Сегодня три недели, что мы дома. Паше путешествие не то, что забывается, но как-то стушевывается. В воскресенье ходила гулять с сестрами, и когда вернулась, то нашла у мама дедушку, Греча, Бенедиктова, Бестужеву, Святского и Данилевского. Вечер провели опять одни, в вечерней. В понедельник были у Майковых, а вечером опять приезжал Греч. Для меня нет человека интереснее дедушки. Как рассказчик о недавней старине нашей, он просто неистощим. Уж сколько лет я его слушаю, а все еще не переслушала всего. И он никогда не повторяется. И как он сведущ и умен! Сколько видел на веку своем и сколько пережил! Для меня его рассказы — занимательные уроки истории последних двух царствований.

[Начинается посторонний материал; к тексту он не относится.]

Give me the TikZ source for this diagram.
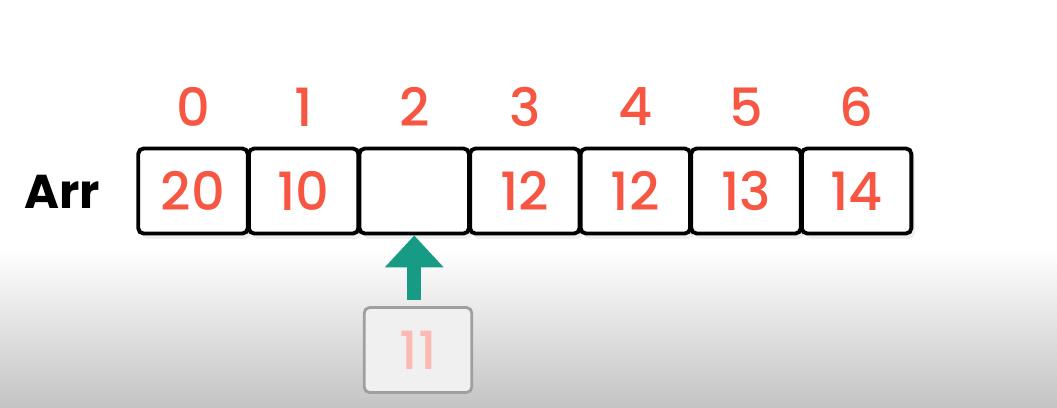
\documentclass[tikz,border=0pt]{standalone}
\usepackage{fontspec}
\setmainfont{Poppins}
\newfontfamily\numfont{Poppins}[UprightFont=* Medium]
\usetikzlibrary{shadows,arrows.meta}
\definecolor{numRed}{RGB}{246,86,66}
\definecolor{arrowTeal}{RGB}{24,155,133}
\definecolor{bgGray}{RGB}{196,196,196}
\begin{document}
\begin{tikzpicture}
[x=0.02cm,y=-0.02cm,
 cellDecorate/.style={shape=rectangle,draw=black,line width=2.2pt,rounded corners=3pt,minimum width=2.19cm,minimum height=1.7cm,inner sep=0pt,fill=white,text=numRed,font=\fontsize{30}{30}\numfont,drop shadow={opacity=0.12,shadow xshift=2pt,shadow yshift=-3pt}},
 indexDecorate/.style={text=numRed,font=\fontsize{30}{30}\numfont},
 newDecorate/.style={shape=rectangle,draw=gray!75,line width=1.6pt,rounded corners=3pt,minimum width=2.15cm,minimum height=1.7cm,fill=gray!12,text=numRed!40,font=\fontsize{30}{30}\numfont},
 lineDecorate/.style={-{Triangle[length=0.64cm,width=1.14cm]},line width=0.28cm,arrowTeal}]

 \fill[white] (0,0) rectangle (1057,250);
 \shade[top color=white,bottom color=bgGray] (0,250) rectangle (1057,407);
 \useasboundingbox (0,0) rectangle (1057,407);

 \node (name) at (62,192) [font=\fontsize{27}{27}\selectfont\bfseries] {Arr};

 \foreach \v [count=\i from 0] in {20,10,{},12,12,13,14}
 {
          \node (idx\i) at (193+110.6*\i,107) [indexDecorate] {\i};
          \node (cell\i) at (193+110.6*\i,191) [cellDecorate] {\v};
 }

 \node (newval) at (418,350) [newDecorate] {11};
 \draw[lineDecorate] (cell2.south |- newval.north) ++(0,0.12cm) -- (cell2.south);
\end{tikzpicture}
\end{document}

Без него это время оставалось бы для меня пробелом, и я многого бы не понимала в настоящем. Говорит он увлекательно, но не пристрастно; коньков, как у Греча, у него нет, и нет его красноречия или остроумия, при котором всегда думаешь: «Так ли это, или что-нибудь прибавлено или отбавлено для красного словца?» Греч тоже прожил, пережил и перевидал немало на своем веку, но его рассказы вращаются обыкновенно вокруг его курятника, в них — он сам и Булгарин обыкновенно главные лица.

В среду был у нас праздник, двадцать два года, что папа и мама жената. Бенедиктов обедал, а вечером был дедушка.

Бенедиктов сочинил в этот вечер братьям загадку: «Мое первое, есть господу хваление; второе — света часть; а в целом же моем свершается ученье, там можно и под штраф попасть». Разгадку — не скажу!